You can now access your dashboard(s) by executing the following command(s) and visiting the corresponding port at localhost in your browser:
Airflow Webserver: kubectl port-forward svc/airflow-webserver 8080:8080 --namespace airflow
Default Webserver (Airflow UI) Login credentials:
username: admin
password: admin
Default Postgres connection credentials:
username: postgres
password: postgres
port: 5432
You can get Fernet Key value by running the following:
echo Fernet Key: $(kubectl get secret --namespace airflow airflow-fernet-key -o jsonpath="{.data.fernet-key}" | base64 --decode)
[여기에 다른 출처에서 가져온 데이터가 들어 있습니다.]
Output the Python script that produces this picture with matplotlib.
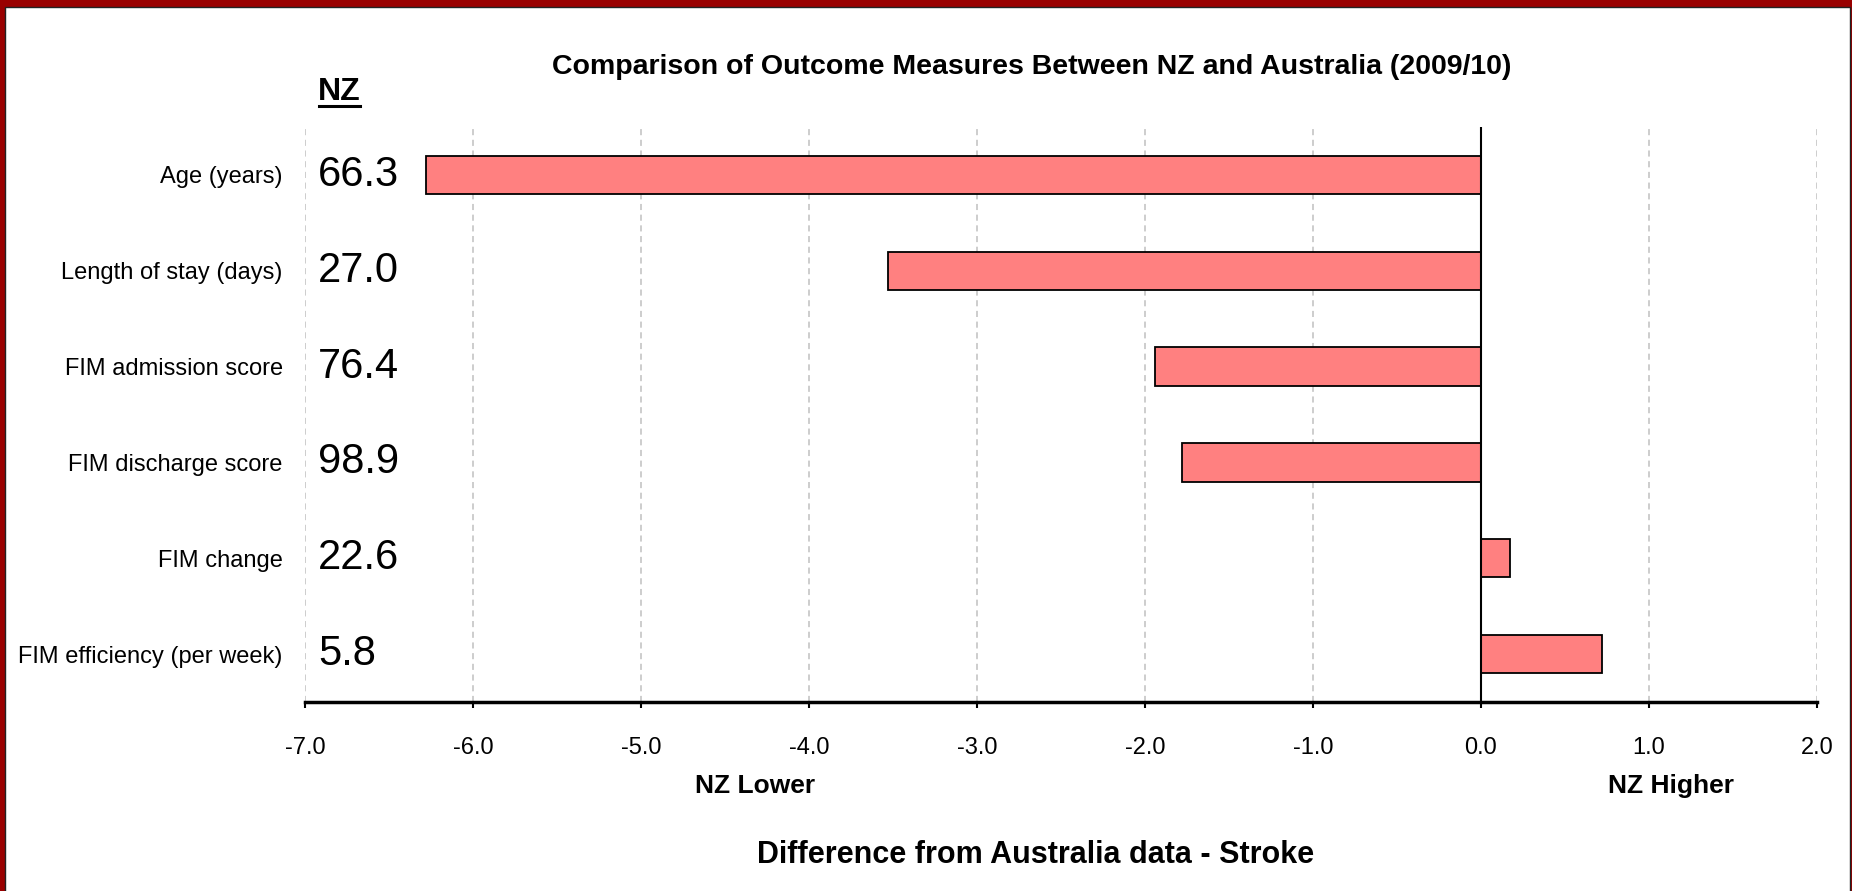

###########################################################
# WARNING: You should set a static webserver secret key #
###########################################################
You are using a dynamically generated webserver secret key, which can lead to
unnecessary restarts of your Airflow components.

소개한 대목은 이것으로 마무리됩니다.